Implementing the FAI Player Development Plan.
With the season now over for some parts of the academy, we can now reflect on how the FAI PDP plan was implemented accross our own games and the many others that we have observed from many club visits over the past eight months.
This season was my first in six years where I was part of the coaching team for u10s girls. Nicole my 17 year old daughter who has a PDP1 qualification had taken the team at the start of the season and I was the designated driver/assistant.
When the PDP plan was introduced by the FAI Ruud Dockter the FAI High Performance Director travelled the country with staff from the FAI hosting seminars on how the plan was to be implemented. The plan seen a new emphasis on developing better technical players from the younger age groups and introducing a unified coaching
philosophy as opposed to the win at all cost mentallity.

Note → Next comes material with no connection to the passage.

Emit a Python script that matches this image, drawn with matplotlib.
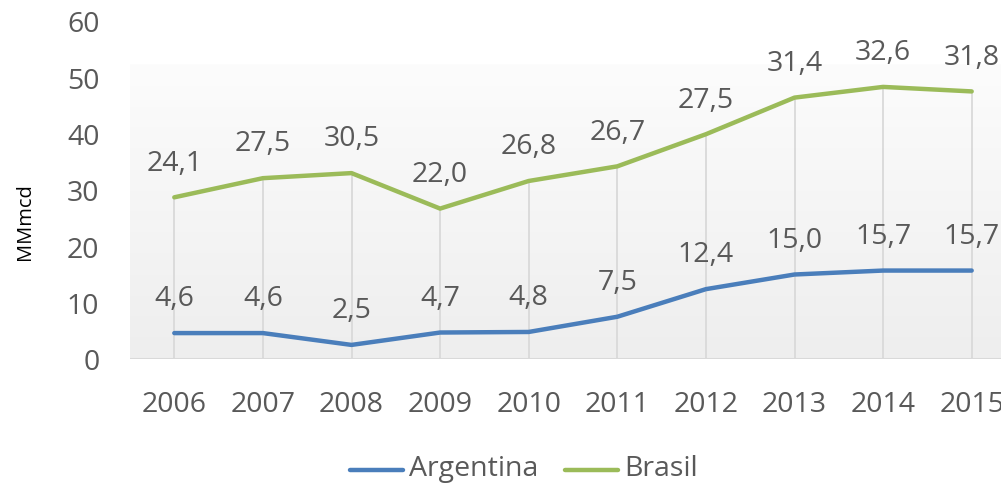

Pitch sizes combined with the number of players on the field of play were all now age appropriate with a gradual build up through the age groups to the full size game. Small sided games encouraging many touches on the ball was the starting point with U6 & u7s playing 4v4, u8/9s 5v5, u10s/11s 7v7, U12s 9v9 with offsides and u13s plus 11v11. Along with this there was a recommendation on sqaud sizes and the duration of players playing times on the pitch ensuring that all players regardless of ability were treated with respect and got a fair number of minutes on the pitch. At the younger age groups the pitch was divided into thirds and a retreat line was introduced in the final third to encourage the player in goal to start the play with a game related decision and a pass to his defenders.

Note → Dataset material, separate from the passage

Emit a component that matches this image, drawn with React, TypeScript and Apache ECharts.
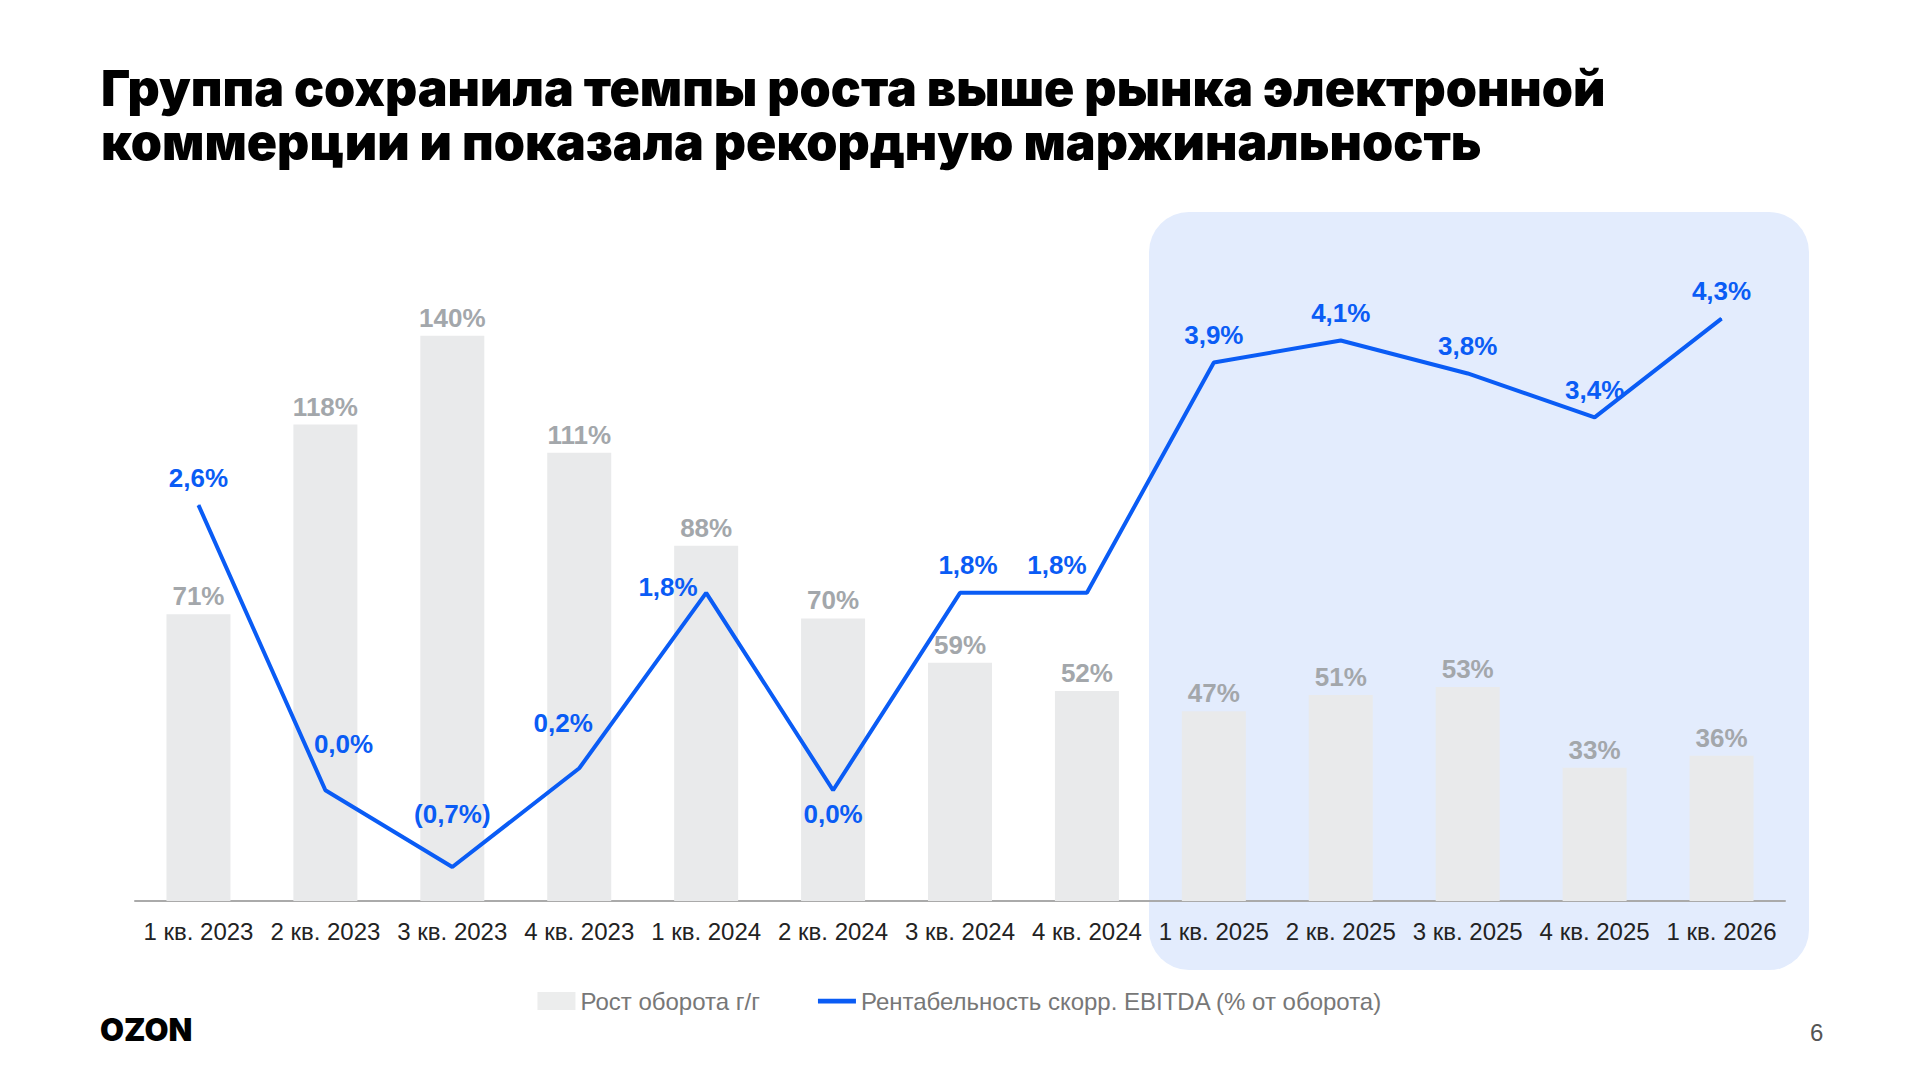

A unified size five football was also to be introduced with a different weight per age group. This ranged from 290g u6/8s, 320gs u9s/11s, 370gs u12/14 into 450g regular weight at u15 and above. Initially this was a huge outlay and cost to all schoolboy clubs to roll out new footballs throughout their clubs with many having multiple teams at each age groups with meant a range of different footballs.
We as an academy and in conjunction with our sister club RFA Swans have adopted the PDP plan and have carried it out on a weekly basis with both our boys and girls section. Across the course of the season we have travelled to many grounds and in general the implementation of the plan has being brilliant. The pitch sizes can vary throughout and that can be for a number of reasons at each individual clubs including our own, but on 90% of occasions this is not an issue. Each club as the home teams provides the appropriate match ball and the roll off roll on substitutes have worked extremely well. There always seems to be players getting plenty of football.
The retreat line was introduced to encourage a new philosophy or way of playing into our players from an early age. The goalkeeper at the time is now encouraged to make a game related decision before performing a football action and playing a pass to either of his defenders. The opposition are allowed one attacker inside the retreat line to make it a 3v1 scenario (GK + 2 Defenders v 1 Atacker). Its our responsibility as coaches to encourage this as the correct way of playing regardless of the enevitable mistakes that our young players will make in the learning process.
Over the course of the season the referees or facilitators in charge have being fantastic. I have personally witnessed the referees bring both sides together at the start of some games and together with both sides identify the retreat line that's marked with a red cone and explain the rule to both teams pre match. However as a grassroots coach this is where my frustration beings. We have done so well to this point to put the plan in place, change the sizes of the pitch and playing squads, give players equal time on the pitch, identify a development phase opposed to the forementioned win at all cost, identify where the retreat line is and then bang! The first time the opposition keeper has a goal kick the defender is asked to kick the ball out, straight down the pitch as far as possible. Let me state this hasn't happened every week but between the boys friendly games that we have played and agreed that we were playing in relation to the PDP plan and our girls games it's definitely up at a minimum 75% where the plan goes out the window.
On numerous of occasions our coaches have being left looking at each other going what's that all about. Yes before anyone start's I get that it's none of my business on how other coaches at other clubs choose to coach or implement things on matchday. Maybe they are instructed by the club or its the clubs playing style to do what they do. For me they have taken away the opportunity for our front player to go about defending from the front in a 3v1 situation. You may argue that they are challenging our players in a different way, but I don't know too many u10s or u11s that fancy heading the ball.
This leads me to the question. Should the referee the man in the middle be asked to encourage the retreat line part of the PDP? Is encourage too soft of a word? If we are to develop technical players from a young age and we as clubs have bought into the PDP plan should the referees be asked to enforce the retreat line. My other question is why do coaches in charge of grassroots teams continue to have their players wallop the ball up the pitch from a goal kick? It's clearly for the fear of making a mistake, putting yourself under pressure and the unthinkable scenario of conceding a goal from your own goal kick.
Development football v win at all cost?
After all that the main point of the PDP plan that's getting all the focus at the moment is the calender football debate. Regardless what time of the year we eventually end of playing the quest to develop technical footballers will continue.